Any upstart shotgun maker who declares war on those industry giants based on price alone can expect to get crushed under a massive distribution footprint and powerful marketing muscle. Mr. Thompson and Mr. Rodigue, fully aware of the perils, worked closely with FABRAM on engineering a new barrel design that they anticipate will draw shooters to Baserris.
Baserri’s patented Tribore process implements three drilling passes through the chrome molybdenum steel barrel stock. The unique triple-drilling process eliminates the abrupt constriction of forcing cones. Baserri’s Tribore process progressively tapers the bore from .740 inches to .724 inches. The elongated tapering is designed to deliver lower felt recoil and higher shot velocity.
Moreover, Baserri claims that their Tribore barrels surpassed all others in the U.S. by testing to 1,630 BAR – the equivalent of 23,640 psi (the Sporting Arms and Ammunition Manufacturing Institute established a minimum standard of 11,500 psi for 12-gauge shells in 2¾ and 3-inch lengths).
Although the Tribore method is applied to both the Mari Elite and Mari HR, Baserri outfits the HR with an aluminum receiver that lightens the field gun by some two pounds over the Mari Elite and further distinguishes it from the well-known, over/under rivals.
Baserri’s Mari HR weighs 6.2 pounds. Sure you can buy the slightly lighter Caesar Guerini Tempio Light field gun in 12 gauge, but it starts at $3,325 – or some $900 more than the Mari HR. The Beretta 686 Silver Pigeon I 12 gauge field gun tips the scales at around seven pounds, and is priced a couple of hundred dollars less than the Mari HR. Meanwhile, Browning’s Citori 625 Field weighs a hefty 7 pounds, 14 ounces in the 12-gauge model and cost $2,500. At $1,999 Fausti’s 12-gauge Caledon was the least expensive, but also among the heaviest at 7¼ pounds.

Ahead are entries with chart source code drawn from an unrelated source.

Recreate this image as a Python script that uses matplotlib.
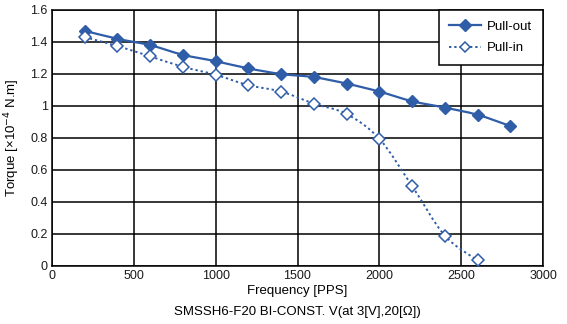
import numpy as np
import matplotlib
matplotlib.use("Agg")
import matplotlib.pyplot as plt
from matplotlib.path import Path
from matplotlib.patches import PathPatch
from matplotlib.lines import Line2D

plt.rcParams['font.family'] = ['Liberation Sans', 'DejaVu Sans']
plt.rcParams['font.size'] = 9

# torque curves, SMSSH6-F20
freq_out = [200, 400, 600, 800, 1000, 1200, 1400, 1600, 1800, 2000, 2200, 2400, 2600, 2800]
pull_out = [1.47, 1.42, 1.38, 1.32, 1.28, 1.235, 1.20, 1.18, 1.14, 1.09, 1.03, 0.99, 0.945, 0.875]

freq_in = [200, 400, 600, 800, 1000, 1200, 1400, 1600, 1800, 2000, 2200, 2400, 2600]
pull_in = [1.43, 1.375, 1.31, 1.245, 1.195, 1.13, 1.09, 1.015, 0.95, 0.795, 0.50, 0.19, 0.035]

BLUE = '#2F5DA8'


def smooth_path(x, y, t=1/6):
    # cubic bezier through every point (catmull-rom style tangents)
    x = np.asarray(x, float)
    y = np.asarray(y, float)
    verts = [(x[0], y[0])]
    codes = [Path.MOVETO]
    n = len(x)
    for i in range(n - 1):
        x0, y0 = (x[i - 1], y[i - 1]) if i > 0 else (x[i], y[i])
        x3, y3 = (x[i + 2], y[i + 2]) if i + 2 < n else (x[i + 1], y[i + 1])
        c1 = (x[i] + (x[i + 1] - x0) * t, y[i] + (y[i + 1] - y0) * t)
        c2 = (x[i + 1] - (x3 - x[i]) * t, y[i + 1] - (y3 - y[i]) * t)
        verts += [c1, c2, (x[i + 1], y[i + 1])]
        codes += [Path.CURVE4] * 3
    return Path(verts, codes)


fig = plt.figure(figsize=(5.67, 3.24), dpi=100)
ax = fig.add_axes([52 / 567, 58 / 324, 491 / 567, 256 / 324])

ax.add_patch(PathPatch(smooth_path(freq_out, pull_out), fill=False,
                       edgecolor=BLUE, lw=1.6, zorder=3))
ax.add_patch(PathPatch(smooth_path(freq_in, pull_in), fill=False,
                       edgecolor=BLUE, lw=1.4, linestyle=(0, (1.2, 1.5)), zorder=3))
ax.plot(freq_out, pull_out, ls='none', marker='D', ms=6.5, color=BLUE, zorder=4)
ax.plot(freq_in, pull_in, ls='none', marker='D', ms=6, mfc='white',
        mec=BLUE, mew=1.1, zorder=4)

ax.set_xlim(0, 3000)
ax.set_ylim(0, 1.6)
ax.set_xticks(np.arange(0, 3001, 500))
ax.set_yticks(np.arange(0, 1.61, 0.2))
ax.set_yticklabels(['0', '0.2', '0.4', '0.6', '0.8', '1', '1.2', '1.4', '1.6'])
ax.grid(True, color='black', lw=1.1)
ax.set_axisbelow(True)
ax.tick_params(length=0, pad=3, colors='#1a1a1a')
for s in ax.spines.values():
    s.set_color('black')
    s.set_linewidth(1.1)

ax.set_xlabel('Frequency [PPS]', fontsize=9.5, labelpad=2)
ax.set_ylabel('Torque [×10$^{-4}$ N.m]', fontsize=9.5, labelpad=6)
fig.text(297 / 567, 12 / 324, 'SMSSH6-F20 BI-CONST. V(at 3[V],20[Ω])',
         ha='center', va='center', fontsize=9.5)

handles = [
    Line2D([], [], color=BLUE, lw=1.6, marker='D', ms=6),
    Line2D([], [], color=BLUE, lw=1.4, ls=(0, (1.2, 1.5)), marker='D', ms=5.5,
           mfc='white', mec=BLUE, mew=1.1),
]
leg = ax.legend(handles, ['Pull-out', 'Pull-in'], loc='upper right',
                bbox_to_anchor=(1.0, 1.0), borderaxespad=0, fancybox=False,
                framealpha=1, edgecolor='black', fontsize=9.5,
                handlelength=2.4, handletextpad=0.5, borderpad=0.8,
                labelspacing=0.7)
leg.get_frame().set_linewidth(1.1)

fig.savefig('out.png', dpi=100)
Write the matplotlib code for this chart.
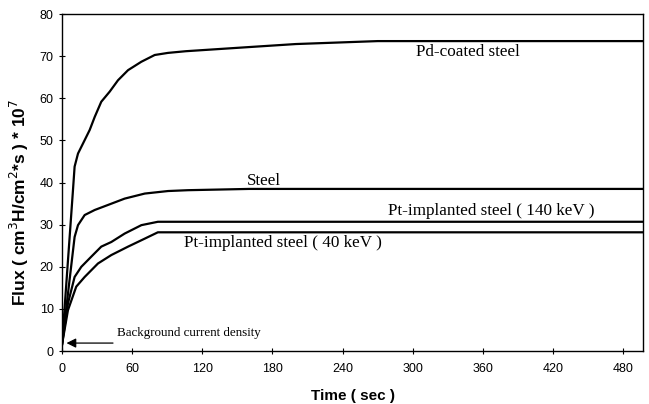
import numpy as np
import matplotlib
matplotlib.use("Agg")
import matplotlib.pyplot as plt

# Flux transients (time in s, flux in 1e-7 cm3H/cm2 s)
t_pd = [0, 9.4, 10.8, 13.7, 18, 23.7, 28, 33.6, 40.8, 47.9, 56.5, 67.9,
        79.3, 90.7, 106, 161, 200, 270, 497]
v_pd = [1.5, 38.2, 43.8, 46.9, 49.3, 52.5, 55.6, 59.2, 61.6, 64.3, 66.7,
        68.7, 70.3, 70.8, 71.2, 72.2, 72.9, 73.6, 73.6]

t_st = [0, 10.8, 13.7, 19.4, 28, 39.4, 53.6, 70.8, 90.7, 107.8, 160, 497]
v_st = [1.5, 27.1, 29.9, 32.3, 33.5, 34.7, 36.2, 37.4, 38.0, 38.2, 38.5, 38.5]

t_pt140 = [0, 5.1, 10.8, 16.5, 25, 33.6, 42.2, 53.6, 67.9, 82, 497]
v_pt140 = [1.5, 11.3, 17.6, 20.0, 22.4, 24.8, 25.9, 27.9, 29.9, 30.7, 30.7]

t_pt40 = [0, 5.1, 12.2, 19.4, 30.8, 42.2, 56.5, 70.8, 82, 497]
v_pt40 = [1.5, 9.7, 15.3, 17.6, 20.8, 22.8, 24.8, 26.7, 28.2, 28.2]

labels = ["Pd-coated steel", "Steel", "Pt-implanted steel ( 140 keV )",
          "Pt-implanted steel ( 40 keV )"]
label_pos = [(303, 71.0), (158, 40.4), (279, 33.2), (104, 25.6)]

serif = ["Liberation Serif", "DejaVu Serif"]
sans = ["Liberation Sans", "DejaVu Sans"]

fig = plt.figure(figsize=(6.49, 4.04), dpi=100)
ax = fig.add_axes([0.0955, 0.131, 0.8955, 0.834])

for t, v in [(t_pd, v_pd), (t_st, v_st), (t_pt140, v_pt140), (t_pt40, v_pt40)]:
    ax.plot(t, v, color="black", lw=1.6, solid_joinstyle="round")

for lab, (x, y) in zip(labels, label_pos):
    ax.text(x, y, lab, family=serif, fontsize=12.3, ha="left", va="center")

ax.annotate("", xy=(1.5, 1.9), xytext=(46, 1.9),
            arrowprops=dict(arrowstyle="-|>", color="black", lw=0.9,
                            mutation_scale=14))
ax.text(47, 4.3, "Background current density", family=serif,
        fontsize=9.4, ha="left", va="center")

ax.set_xlim(0, 497)
ax.set_ylim(0, 80)
ax.set_xticks(np.arange(0, 481, 60))
ax.set_yticks(np.arange(0, 81, 10))
ax.tick_params(direction="inout", length=5, width=0.8, labelsize=9)
ax.tick_params(axis="x", pad=6)
for lbl in ax.get_xticklabels() + ax.get_yticklabels():
    lbl.set_family(sans)
for s in ax.spines.values():
    s.set_linewidth(1.0)

ax.set_xlabel("Time ( sec )", family=sans, fontsize=11, fontweight="bold",
              labelpad=10)
ax.set_ylabel(r"Flux ( cm$^{3}$H/cm$^{2}$*s ) * 10$^{7}$", family=sans,
              fontsize=12.5, fontweight="bold")
ax.yaxis.set_label_coords(-0.053, 0.44)

fig.savefig("out.png", dpi=100)
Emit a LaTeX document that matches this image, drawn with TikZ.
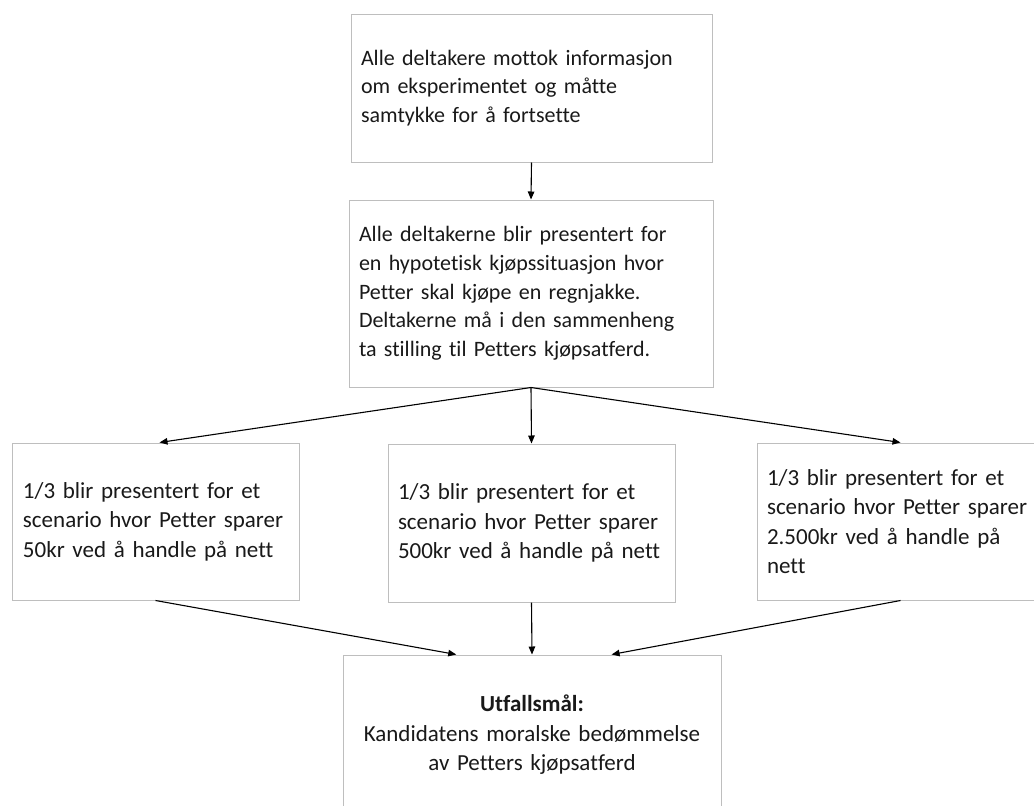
\documentclass[tikz,border=0pt]{standalone}
\usepackage{fontspec}
\setmainfont{Carlito}[Ligatures=NoCommon]
\usetikzlibrary{arrows.meta,calc}
\definecolor{boxgray}{RGB}{190,190,190}
\begin{document}
\begin{tikzpicture}[x=1pt,y=-1pt,
  box/.style={draw=boxgray,line width=1pt,inner sep=0pt,align=left,
    font=\fontsize{22}{28.7}\selectfont,text=black!90},
  sbox/.style={box,font=\fontsize{23}{29.5}\selectfont},
  arr/.style={-{Triangle[length=8pt,width=6.5pt]},line width=1.1pt}]
\useasboundingbox (0,0) rectangle (1034,806);
\node[box,minimum width=361,minimum height=148,text width=341] (b1) at (531.5,88)
  {\mbox{Alle deltakere mottok informasjon}\\\mbox{om eksperimentet og måtte}\\\mbox{samtykke for å fortsette}};
\node[box,minimum width=364,minimum height=187,text width=344] (b2) at (531,293.5)
  {\mbox{Alle deltakerne blir presentert for}\\\mbox{en hypotetisk kjøpssituasjon hvor}\\\mbox{Petter skal kjøpe en regnjakke.}\\\mbox{Deltakerne må i den sammenheng}\\\mbox{ta stilling til Petters kjøpsatferd.}};
\node[sbox,minimum width=287,minimum height=157,text width=265] (l) at (155.5,521.5)
  {\mbox{1/3 blir presentert for et}\\\mbox{scenario hvor Petter sparer}\\\mbox{50kr ved å handle på nett}};
\node[sbox,minimum width=287,minimum height=158,text width=267] (m) at (531.5,523)
  {\mbox{1/3 blir presentert for et}\\\mbox{scenario hvor Petter sparer}\\\mbox{500kr ved å handle på nett}};
\node[sbox,minimum width=287,minimum height=157,text width=267] (r) at (900.5,521.5)
  {\mbox{1/3 blir presentert for et}\\\mbox{scenario hvor Petter sparer}\\\mbox{2.500kr ved å handle på}\\\mbox{nett}};
\node[sbox,align=center,minimum width=378,minimum height=160,text width=358] (o) at (532,735)
  {\textbf{Utfallsmål:}\\Kandidatens moralske bedømmelse\\av Petters kjøpsatferd};
\draw[arr] (b1.south) -- (b2.north);
\draw[arr] (b2.south) -- ($(l.north)+(4,0)$);
\draw[arr] (b2.south) -- (m.north);
\draw[arr] (b2.south) -- (r.north);
\draw[arr] (l.south) -- ($(o.north west)!0.30!(o.north east)$);
\draw[arr] (m.south) -- (o.north);
\draw[arr] (r.south) -- ($(o.north west)!0.71!(o.north east)$);
\end{tikzpicture}
\end{document}
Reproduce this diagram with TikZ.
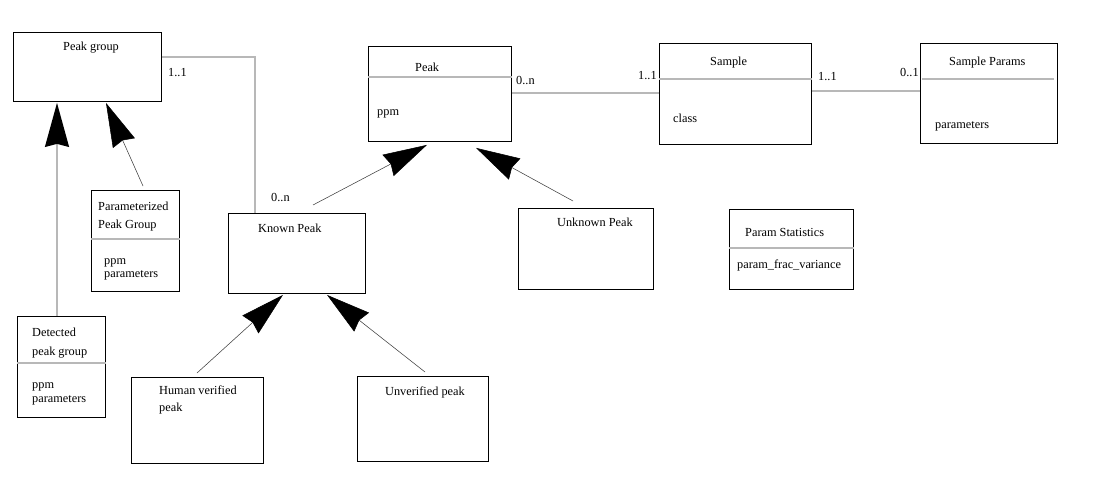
\documentclass[tikz,border=0pt]{standalone}
\usepackage{fontspec}
\setmainfont{Liberation Serif}
\usetikzlibrary{arrows.meta,calc}

\tikzset{
  x=1pt, y=-1pt,
  box/.style={draw, line width=0.9pt, rectangle, inner sep=0pt, anchor=north west},
  divider/.style={draw=black!28, line width=1.4pt},
  assoc/.style={draw=black!28, line width=1.6pt},
  txt/.style={anchor=base west, inner sep=0pt, font=\fontsize{12.3}{14}\selectfont},
  gentip/.style={-{Stealth[length=44pt,width=24pt,inset=3pt,black]}},
  gen/.style={gentip, draw=black!75, line width=0.55pt},
  gengray/.style={gentip, draw=black!28, line width=1.6pt},
}

\begin{document}
\begin{tikzpicture}
\useasboundingbox (0,0) rectangle (1118,495);

% class boxes
\node[box, minimum width=148pt, minimum height=69pt] (pg)  at (13,32)  {};
\node[box, minimum width=143pt, minimum height=95pt] (pk)  at (368,46) {};
\node[box, minimum width=152pt, minimum height=101pt] (sa) at (659,43) {};
\node[box, minimum width=137pt, minimum height=100pt] (sp) at (920,43) {};
\node[box, minimum width=88pt,  minimum height=101pt] (ppg) at (91,190) {};
\node[box, minimum width=137pt, minimum height=80pt]  (kp)  at (228,213) {};
\node[box, minimum width=135pt, minimum height=81pt]  (up)  at (518,208) {};
\node[box, minimum width=124pt, minimum height=80pt]  (ps)  at (729,209) {};
\node[box, minimum width=88pt,  minimum height=101pt] (det) at (17,316) {};
\node[box, minimum width=132pt, minimum height=86pt]  (hv)  at (131,377) {};
\node[box, minimum width=131pt, minimum height=85pt]  (uv)  at (357,376) {};

% compartment dividers
\draw[divider] (pk.west |- 0,77) -- (pk.east |- 0,77);
\draw[divider] (sa.west |- 0,79) -- (sa.east |- 0,79);
\draw[divider] ([xshift=2pt]sp.west |- 0,79) -- ([xshift=-4pt]sp.east |- 0,79);
\draw[divider] (ppg.west |- 0,239) -- (ppg.east |- 0,239);
\draw[divider] (ps.west |- 0,248) -- (ps.east |- 0,248);
\draw[divider] (det.west |- 0,363) -- (det.east |- 0,363);

% class names and attributes
\node[txt] (t1)  at (63,51)   {Peak group};
\node[txt] (t2)  at (415,71)  {Peak};
\node[txt] (t3)  at (377,115) {ppm};
\node[txt] (t4)  at (710,66)  {Sample};
\node[txt] (t5)  at (673,122) {class};
\node[txt] (t6)  at (949,66)  {Sample Params};
\node[txt] (t7)  at (935,128) {parameters};
\node[txt] (t8)  at (98,210)  {Parameterized};
\node[txt] (t9)  at (98,228)  {Peak Group};
\node[txt] (t10) at (104,264) {ppm};
\node[txt] (t11) at (104,277) {parameters};
\node[txt] (t12) at (258,232) {Known Peak};
\node[txt] (t13) at (557,226) {Unknown Peak};
\node[txt] (t14) at (745,236) {Param Statistics};
\node[txt] (t15) at (737,268) {param\_frac\_variance};
\node[txt] (t16) at (32,336)  {Detected};
\node[txt] (t17) at (32,355)  {peak group};
\node[txt] (t18) at (32,388)  {ppm};
\node[txt] (t19) at (32,402)  {parameters};
\node[txt] (t20) at (159,394) {Human verified};
\node[txt] (t21) at (159,411) {peak};
\node[txt] (t22) at (385,395) {Unverified peak};

% associations
\draw[assoc] (pg.east |- 0,57) -| (kp.north -| 255,0);
\draw[assoc] (pk.east |- 0,93) -- (sa.west |- 0,93);
\draw[assoc] (sa.east |- 0,91) -- (sp.west |- 0,91);

% multiplicities
\node[txt] (m1) at (168,77)  {1..1};
\node[txt] (m2) at (271,201) {0..n};
\node[txt] (m3) at (516,84)  {0..n};
\node[txt] (m4) at (638,79)  {1..1};
\node[txt] (m5) at (818,80)  {1..1};
\node[txt] (m6) at (900,77)  {0..1};

% generalizations
\draw[gengray] ($(det.north west)+(40,0)$) -- ($(pg.south west)+(44,1)$);
\draw[gen] ($(ppg.north west)+(52,-4)$) -- ($(pg.south west)+(93,1)$);
\draw[gen] ($(kp.north west)+(85,-8)$) -- ($(pk.south west)+(59,3)$);
\draw[gen] ($(up.north west)+(55,-7)$) -- ($(pk.south west)+(108,6)$);
\draw[gen] ($(hv.north west)+(66,-4)$) -- ($(kp.south west)+(55,1)$);
\draw[gen] ($(uv.north west)+(68,-4)$) -- ($(kp.south west)+(99,1)$);
\end{tikzpicture}
\end{document}
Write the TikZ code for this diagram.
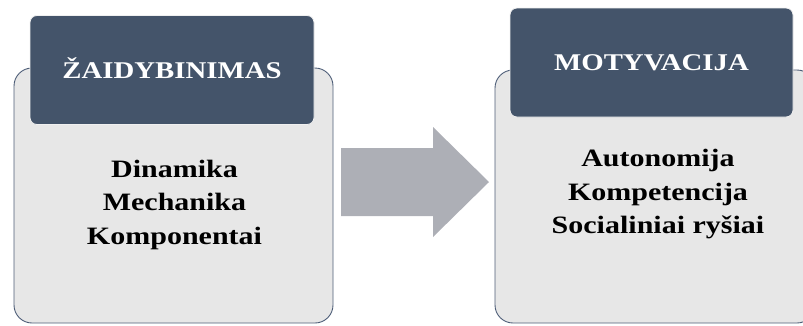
\documentclass[tikz,border=0pt]{standalone}
\usepackage{fontspec}
\setmainfont{Liberation Serif}[FakeStretch=1.2]
\definecolor{headblue}{HTML}{44546A}
\definecolor{bodygray}{HTML}{E7E7E7}
\definecolor{edgeblue}{HTML}{4E5E78}
\definecolor{arrowgray}{HTML}{ADAFB6}
\begin{document}
\begin{tikzpicture}[x=1pt,y=-1pt,
  bodybox/.style={rectangle, rounded corners=18pt, fill=bodygray, draw=edgeblue, line width=0.9pt, inner sep=0pt},
  headbox/.style={rectangle, rounded corners=7pt, fill=headblue, draw=white!88!gray, line width=0.8pt, inner sep=0pt,
    text=white, font=\bfseries\fontsize{24}{28}\selectfont, text height=16pt, text depth=0pt},
  bodytext/.style={align=center, inner sep=0pt, font=\bfseries\fontsize{25}{33.5}\selectfont}
]
\useasboundingbox (0,0) rectangle (803,325);
\clip (0,0) rectangle (803,325);
% left group
\node[bodybox, minimum width=319pt, minimum height=255pt] (lbody) at (173.5,195.5) {};
\node[headbox, minimum width=284pt, minimum height=109pt] (lhead) at (172,70) {ŽAIDYBINIMAS};
\node[bodytext] (ltext) at (174.5,204.5) {Dinamika\\Mechanika\\Komponentai};
% right group
\node[bodybox, minimum width=320pt, minimum height=253pt] (rbody) at (655,196.5) {};
\node[headbox, minimum width=283pt, minimum height=109pt] (rhead) at (651.5,62.5) {MOTYVACIJA};
\node[bodytext] (rtext) at (658,194.5) {Autonomija\\Kompetencija\\Socialiniai ryšiai};
% block arrow
\coordinate (arw) at (341,182);
\fill[arrowgray] (arw) ++(0,-34) -- ++(92,0) -- ++(0,-21) -- ++(56,55) -- ++(-56,55) -- ++(0,-21) -- ++(-92,0) -- cycle;
\end{tikzpicture}
\end{document}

I put the Baserri Mari HR through its paces shooting sporting clays, skeet, 5-stand and wobble trap. The pre-production prototype I shot faithfully represented the final models currently arriving at dealers.
The round-body receiver on the Mari HR featured a satin gray finish – like the Blaser F3 – embellished with a floral scroll. A titanium coating inhibited rust and corrosion. The 28-inch barrels are chambered for 3-inch shells and accommodated five standard extended chokes. (As a footnote, Baserri announced a sweeping agreement with Briley that included four extended chokes, which we can expect to see shortly.) Baserri outfitted the Mari HR with a grade of wood that’s typical for a $2,395 field gun. Likewise, the pistol grip was standard fare. Trigger pull was a lovely and predictable 4.1 pounds.
I used an improved cylinder choke on the number-one bottom barrel and modified choke on top, even in skeet. It was an attempt to simulate upland shooting. Likewise, I shot skeet low gun – emulating the fast crossers that would rise up in the corn and wheat fields.
During skeet, my first impression was that the Mari HR did indeed convey low felt recoil. Blasting away with 1⅛-ounce, #8 loads, I fully expected to get whacked in the face. It never happened. That may be attributed to the Tribore barrels. However, a 14¼-inch length of pull made for a definitive mount with my heavy shooting jacket. With an overall length of 45 inches, drop at comb of 1-5/8 inches and a drop at heel of 2½ inches, the dimensions of the Mari HR enabled me to place the stock firmly against my face and shoulder to curb any potential repercussions from excessive recoil.
The Mari HR also provided one of the best target pictures I’ve experienced. This became readily apparent in shooting wobble trap low gun. The Mari HR let me swiftly establish, and powder, the targets.
I discovered that the quick target acquisition promoted the Churchill method of wingshooting whereby you mount the gun a split second before you’re about to pull the trigger. This was really quite surprising for a $2,395 field gun. Baserri’s Mari HR shoots where you look, requiring virtually no lead on wobble trap – again a basic tenet of Churchill. When thrown a high outgoer on the wobble trap field, I deliberately waited for the target to reach 35-45 yards, where the Mari HR performed commendably.
One of the 5-stand courses I tackled was actually pretty darn challenging. With the exception of one incomer that flew along the perimeter of the tree line, all the other targets were 30-50 yards out and high. There was one high incomer that the gun smashed and another long, fast chandelle that the gun got as it started to drop. In reality, these were shots that you probably wouldn’t have taken had they been birds of the feathered variety. Still, the gun proved controllable on those distant shots when you get antsy to pull the trigger.
Ultimately, I walked away with a very favorable impression of Baserri’s Mari HR. Let’s face it, a field gun priced at $2,395 will never stack up against a $100,000 Holland & Holland. Still, I believe you would hard pressed to find a better value.
Now that dealers are receiving ample inventory, the best way to discover the virtues of the Mari HR is shoot a demo model. I fully expect that you may end up buying one on the spot. That’s exactly what happened with two shooters I know who laid their hands on a demo Baserri.